Occurrence of rotational regimes of thermo-capillary fluid flows near the free surface

Abstract

The nonlinear boundary layers caused by the non-uniform heating of the free surface, were studied intensively at the end of the last century in connection with the experiments in space. For the Marangoni boundary layers self-similar solutions were found, the conditions for the existence and uniqueness of solutions were studied and numerous numerical calculations were conducted. It was shown for the layers of finite thickness that the non-uniform heating of the free surface can lead to the rotation of an inhomogeneous fluid over the entire thickness of the layer.
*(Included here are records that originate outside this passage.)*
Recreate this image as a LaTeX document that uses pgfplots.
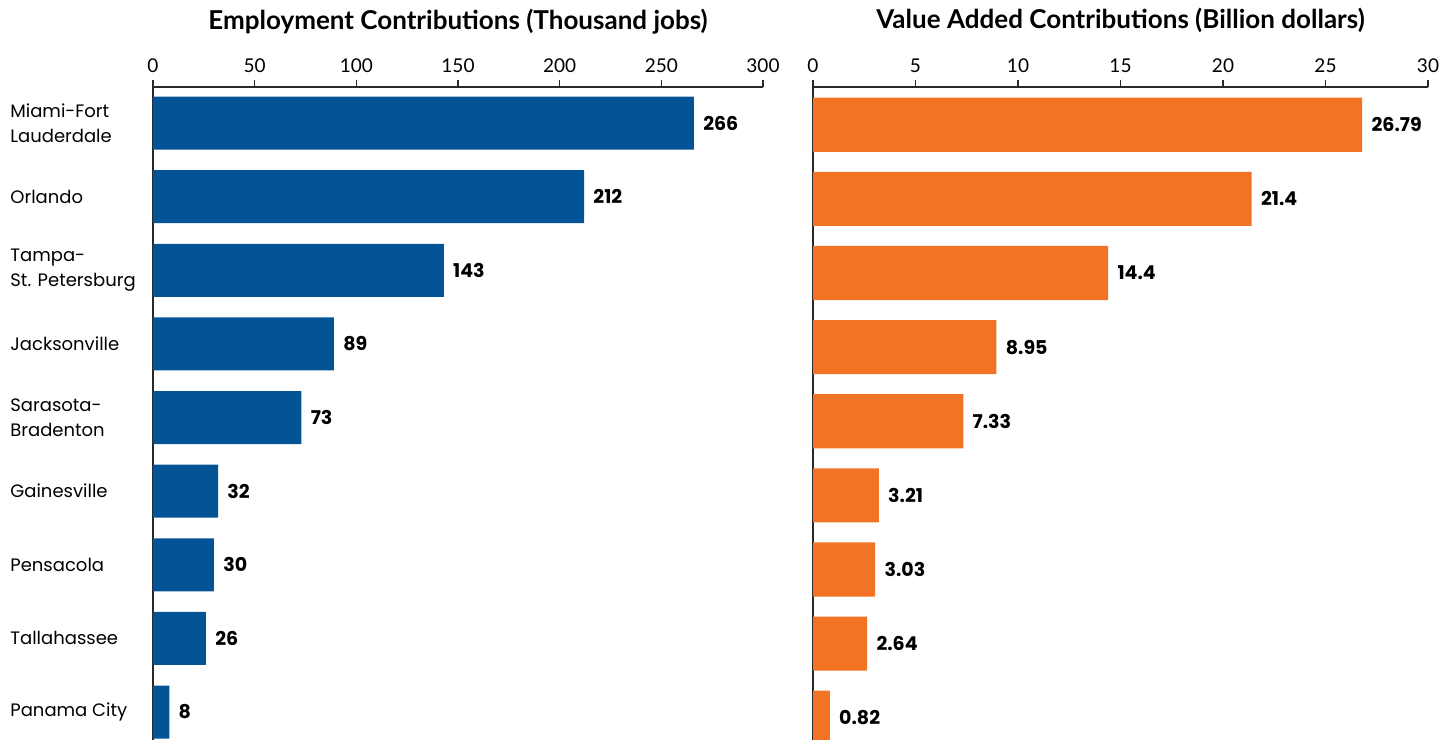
\documentclass[border=0pt]{standalone}
\usepackage{fontspec}
\setmainfont{Poppins}
\newfontfamily\lato{Lato}
\usepackage{pgfplots}
\pgfplotsset{compat=1.18}
\definecolor{barblue}{RGB}{2,84,150}
\definecolor{barorange}{RGB}{243,115,36}
\definecolor{axgray}{RGB}{40,40,40}
\pgfplotsset{mystyle/.style={
  scale only axis, anchor=south west, height=326.5pt,
  xbar, axis x line*=top, axis y line*=left,
  axis line style={axgray, line width=0.7pt, -},
  xtick style={axgray, line width=0.7pt}, tick align=outside, major tick length=3.5pt,
  ytick style={draw=none},
  x tick label style={font=\lato\fontsize{9.5}{11}\selectfont, /pgf/number format/assume math mode=true},
  title style={font=\lato\bfseries\fontsize{13}{15}\selectfont, anchor=base, at={(0.5,1)}, yshift=23pt},
  point meta=explicit symbolic, nodes near coords,
  nodes near coords style={font=\fontsize{9.5}{11}\selectfont\bfseries, anchor=west, inner sep=0pt, xshift=4.5pt},
  ytick={0,...,8}, xmin=0,
}}
\begin{document}
\begin{tikzpicture}
\useasboundingbox (0,0) rectangle (724pt,370pt);
\begin{axis}[mystyle, at={(76.5pt,0pt)}, width=305pt,
  xmax=300, xtick={0,50,...,300},
  ymin=-0.38, ymax=8.49, bar width=0.72,
  title={Employment Contributions (Thousand jobs)},
  yticklabels={{Panama City},{Tallahassee},{Pensacola},{Gainesville},{Sarasota-\\Bradenton},{Jacksonville},{Tampa-\\St. Petersburg},{Orlando},{Miami-Fort\\Lauderdale}},
  y tick label style={font=\fontsize{9}{12.5}\selectfont, anchor=west, align=left, inner sep=0pt, xshift=-68pt},
]
\addplot[fill=barblue, draw=none] coordinates {
  (8,0) [8] (26,1) [26] (30,2) [30] (32,3) [32] (73,4) [73]
  (89,5) [89] (143,6) [143] (212,7) [212] (266,8) [266]};
\end{axis}
\begin{axis}[mystyle, at={(406.5pt,0pt)}, width=307.5pt,
  xmax=30, xtick={0,5,...,30},
  ymin=-0.30, ymax=8.51, bar width=0.73, yticklabels={},
  title={Value Added Contributions (Billion dollars)},
]
\addplot[fill=barorange, draw=none] coordinates {
  (0.82,0) [0.82] (2.64,1) [2.64] (3.03,2) [3.03] (3.21,3) [3.21] (7.33,4) [7.33]
  (8.95,5) [8.95] (14.4,6) [14.4] (21.4,7) [21.4] (26.79,8) [26.79]};
\end{axis}
\end{tikzpicture}
\end{document}
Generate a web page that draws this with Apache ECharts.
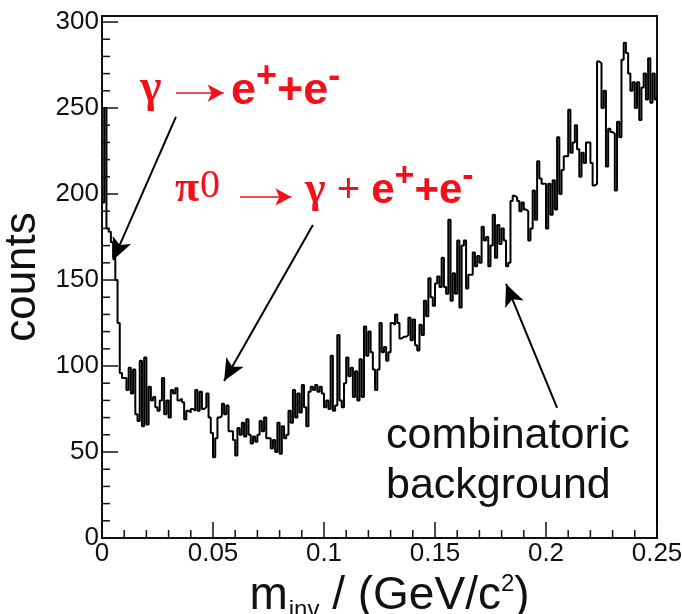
<!DOCTYPE html>
<html>
<head>
<meta charset="utf-8">
<script src="https://cdn.jsdelivr.net/npm/echarts@6/dist/echarts.min.js"></script>
<style>
html,body{margin:0;padding:0;background:#fff;}
#chart{width:682px;height:614px;}
</style>
</head>
<body>
<div id="chart"></div>
<script>
// ---- data (histogram, bin width 0.001 GeV/c^2, 0 .. 0.25) ----
const binWidth = 0.001;
const xRange = [0, 0.25];
const yRange = [0, 303.5];
const xTickStep = 0.05;
const yTickStep = 50;
const counts = [
  195, 250, 180, 178, 172, 163, 150, 125, 96, 93,
  93, 86, 99, 84, 98, 72, 68, 103, 65, 105,
  66, 88, 80, 82, 76, 74, 80, 93, 72, 80,
  70, 86, 84, 87, 80, 81, 79, 69, 74, 73,
  75, 74, 86, 74, 85, 75, 76, 84, 70, 61,
  47, 58, 70, 71, 78, 72, 77, 62, 62, 57,
  48, 64, 60, 67, 59, 69, 60, 55, 59, 56,
  60, 68, 62, 70, 58, 58, 52, 57, 50, 67,
  49, 65, 58, 60, 74, 67, 86, 70, 84, 73,
  89, 76, 65, 85, 88, 86, 89, 85, 88, 84,
  76, 80, 75, 106, 74, 77, 118, 80, 76, 90,
  105, 94, 99, 82, 97, 80, 104, 82, 123, 106,
  120, 108, 98, 86, 98, 125, 108, 111, 103, 108,
  125, 124, 130, 125, 116, 117, 117, 118, 128, 115,
  127, 112, 109, 124, 118, 138, 129, 151, 140, 135,
  148, 152, 146, 163, 146, 142, 185, 138, 154, 142,
  173, 134, 170, 173, 145, 153, 153, 166, 158, 164,
  160, 181, 173, 175, 158, 170, 188, 163, 182, 171,
  180, 173, 158, 160, 196, 199, 198, 196, 190, 195,
  191, 190, 173, 180, 202, 185, 219, 209, 206, 206,
  180, 206, 188, 208, 191, 233, 200, 214, 222, 222,
  249, 224, 230, 240, 226, 210, 224, 218, 230, 230,
  218, 205, 206, 277, 276, 250, 260, 216, 238, 236,
  235, 202, 242, 233, 278, 288, 282, 270, 260, 265,
  250, 265, 243, 262, 270, 255, 279, 253, 270, 255
];
// tick positions
const xMajorTicks = [0, 0.05, 0.1, 0.15, 0.2, 0.25];
const xMinorTicks = [0.01, 0.02, 0.03, 0.04, 0.06, 0.07, 0.08, 0.09, 0.11, 0.12, 0.13, 0.14,
  0.16, 0.17, 0.18, 0.19, 0.21, 0.22, 0.23, 0.24];
const yMajorTicks = [0, 50, 100, 150, 200, 250, 300];
const yMinorTicks = [10, 20, 30, 40, 60, 70, 80, 90, 110, 120, 130, 140, 160, 170, 180, 190,
  210, 220, 230, 240, 260, 270, 280, 290];
// annotation arrows in data coordinates: [from, to]
const blackArrows = [
  [[0.0333, 244.8], [0.0050, 161.6]],
  [[0.0950, 182.0], [0.0550, 91.3]],
  [[0.2050, 75.6], [0.1820, 147.7]]
];
const redArrows = [
  [[0.0333, 258.7], [0.0548, 258.7]],
  [[0.0622, 198.3], [0.0853, 198.3]]
];
const xTitle = '{m|m}{sub|inv}{t| / (GeV/c}{sup|2}{t|)}';
const yTitle = 'counts';

// ---- build ----
const histPoints = counts.map((v, i) => [i * binWidth, v]);
histPoints.push([xRange[1], 0]);

const SANS = 'Liberation Sans, Arial, sans-serif';
const SERIF = 'Liberation Serif, Times New Roman, serif';
const RED = '#f2111a';
const INK = '#111';
function toMarkLine(arrows) { return arrows.map(a => [{ coord: a[0] }, { coord: a[1] }]); }

function tickSeries(values, isX, len) {
  return {
    type: 'custom', xAxisIndex: 0, yAxisIndex: 0, silent: true, z: 4, clip: false,
    data: values.map(v => (isX ? [v, yRange[0]] : [xRange[0], v])),
    renderItem: (params, api) => {
      const p = api.coord([api.value(0), api.value(1)]);
      return {
        type: 'line',
        shape: isX ? { x1: p[0], y1: p[1], x2: p[0], y2: p[1] - len }
                   : { x1: p[0], y1: p[1], x2: p[0] + len, y2: p[1] },
        style: { stroke: INK, lineWidth: 1.5 }
      };
    }
  };
}

const chart = echarts.init(document.getElementById('chart'));
chart.setOption({
  animation: false,
  grid: { left: 102, right: 25, top: 16, bottom: 76, containLabel: false, outerBoundsMode: 'none' },
  xAxis: [
    {
      type: 'value', min: xRange[0], max: xRange[1], interval: xTickStep, position: 'bottom',
      axisLine: { show: true, onZero: false, lineStyle: { color: INK, width: 2 } },
      axisTick: { show: false }, minorTick: { show: false },
      splitLine: { show: false },
      axisLabel: { fontFamily: SANS, fontSize: 26, color: INK, margin: 3 },
      name: xTitle, nameLocation: 'middle', nameGap: 29,
      nameTextStyle: {
        fontFamily: SANS, fontSize: 46, color: INK, padding: [0, 0, 0, 20],
        rich: {
          m: { fontFamily: SANS, fontSize: 46, color: INK },
          t: { fontFamily: SANS, fontSize: 46, color: INK },
          sub: { fontFamily: SANS, fontSize: 24, color: INK, padding: [28, 0, 0, 1] },
          sup: { fontFamily: SANS, fontSize: 24, color: INK, padding: [0, 0, 24, 0] }
        }
      }
    },
    {
      type: 'value', min: xRange[0], max: xRange[1], position: 'top',
      axisLine: { show: true, onZero: false, lineStyle: { color: INK, width: 2 } },
      axisTick: { show: false }, axisLabel: { show: false }, splitLine: { show: false }
    }
  ],
  yAxis: [
    {
      type: 'value', min: yRange[0], max: yRange[1], interval: yTickStep, position: 'left',
      axisLine: { show: true, onZero: false, lineStyle: { color: INK, width: 2 } },
      axisTick: { show: false },
      splitLine: { show: false },
      axisLabel: {
        fontFamily: SANS, fontSize: 26, color: INK, margin: 3,
        formatter: v => (Math.abs(v / yTickStep - Math.round(v / yTickStep)) < 1e-9 ? String(v) : '')
      },
      name: yTitle, nameLocation: 'middle', nameRotate: 90, nameGap: 53,
      nameTextStyle: { fontFamily: SANS, fontSize: 44, color: INK }
    },
    {
      type: 'value', min: yRange[0], max: yRange[1], position: 'right',
      axisLine: { show: true, onZero: false, lineStyle: { color: INK, width: 2 } },
      axisTick: { show: false }, axisLabel: { show: false }, splitLine: { show: false }
    }
  ],
  series: [
    {
      type: 'line', name: 'counts', xAxisIndex: 0, yAxisIndex: 0,
      data: histPoints, step: 'end', symbol: 'none', silent: true,
      lineStyle: { color: '#000', width: 2 },
      markLine: {
        silent: true, symbol: ['none', 'arrow'], symbolSize: [15, 22],
        label: { show: false }, emphasis: { disabled: true },
        lineStyle: { color: '#000', width: 2, type: 'solid' },
        data: toMarkLine(blackArrows)
      }
    },
    {
      type: 'line', name: 'red arrows', xAxisIndex: 0, yAxisIndex: 0,
      data: [], symbol: 'none', silent: true,
      markLine: {
        silent: true, symbol: ['none', 'arrow'], symbolSize: [13, 16],
        label: { show: false }, emphasis: { disabled: true },
        lineStyle: { color: RED, width: 1.5, type: 'solid' },
        data: toMarkLine(redArrows)
      }
    },
    tickSeries(xMajorTicks, true, 16),
    tickSeries(xMinorTicks, true, 8),
    tickSeries(yMajorTicks, false, 16),
    tickSeries(yMinorTicks, false, 8)
  ],
  graphic: [
    { type: 'text', x: 140, y: 89, silent: true,
      style: { text: 'γ', font: 'bold 46px ' + SERIF, fill: RED, align: 'left', verticalAlign: 'middle' } },
    { type: 'text', x: 231, y: 92, silent: true,
      style: { text: '{b|e}{sp|+}{b|+e}{sp|-}', align: 'left', verticalAlign: 'middle', fill: RED,
        rich: {
          b: { fontFamily: SANS, fontWeight: 'bold', fontSize: 45, fill: RED },
          sp: { fontFamily: SANS, fontWeight: 'bold', fontSize: 36, fill: RED, padding: [0, 0, 30, 0] }
        } } },
    { type: 'text', x: 175, y: 190, silent: true,
      style: { text: '{p|π}{z|0}', align: 'left', verticalAlign: 'middle', fill: RED,
        rich: {
          p: { fontFamily: SERIF, fontWeight: 'bold', fontSize: 44, fill: RED },
          z: { fontFamily: SERIF, fontSize: 40, fill: RED, padding: [0, 0, 8, 1] }
        } } },
    { type: 'text', x: 305, y: 191, silent: true,
      style: { text: '{g|γ}{pl| + }{b|e}{sp|+}{b|+e}{sp|-}', align: 'left', verticalAlign: 'middle', fill: RED,
        rich: {
          g: { fontFamily: SERIF, fontWeight: 'bold', fontSize: 44, fill: RED },
          pl: { fontFamily: SANS, fontSize: 40, fill: RED },
          b: { fontFamily: SANS, fontWeight: 'bold', fontSize: 42, fill: RED },
          sp: { fontFamily: SANS, fontWeight: 'bold', fontSize: 34, fill: RED, padding: [0, 0, 28, 0] }
        } } },
    { type: 'text', x: 386, y: 411, silent: true,
      style: { text: 'combinatoric\nbackground', font: '43px ' + SANS, fill: INK,
        lineHeight: 50, align: 'left', verticalAlign: 'top' } }
  ]
});
</script>
</body>
</html>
This paper shows that under the positive temperature gradient there can occur a rotation of the fluid as a result of bifurcation in a thin boundary layer near the free surface only, the fluid out of this layer does not rotate. In the case of the negative temperature gradient rotational modes are not detected. For the stationary axisymmetric thermocapillary flows of liquid there were obtained self-similar solutions of the Marangoni boundary layer equations with the power-law dependence on the temperature of the free surface of the radial coordinate. The speed of the outer non-viscous non-swirling flow is of the same order as the velocity in the boundary layer. With a positive temperature gradient along the free surface, the equations of the boundary layer have two 'basic' solutions describing thermocapillary non-swirling fluid flows. These solutions exist if the speed of the external inviscid flow on the free surface exceeds a critical value. The bifurcation diagram was calculated and two secondary modes, which differ from the 'basic' modes by the presence of rotation around the axis of symmetry, were found. Under a negative surface temperature gradient there was found only one 'main' mode, bifurcation points and secondary modes were not detected.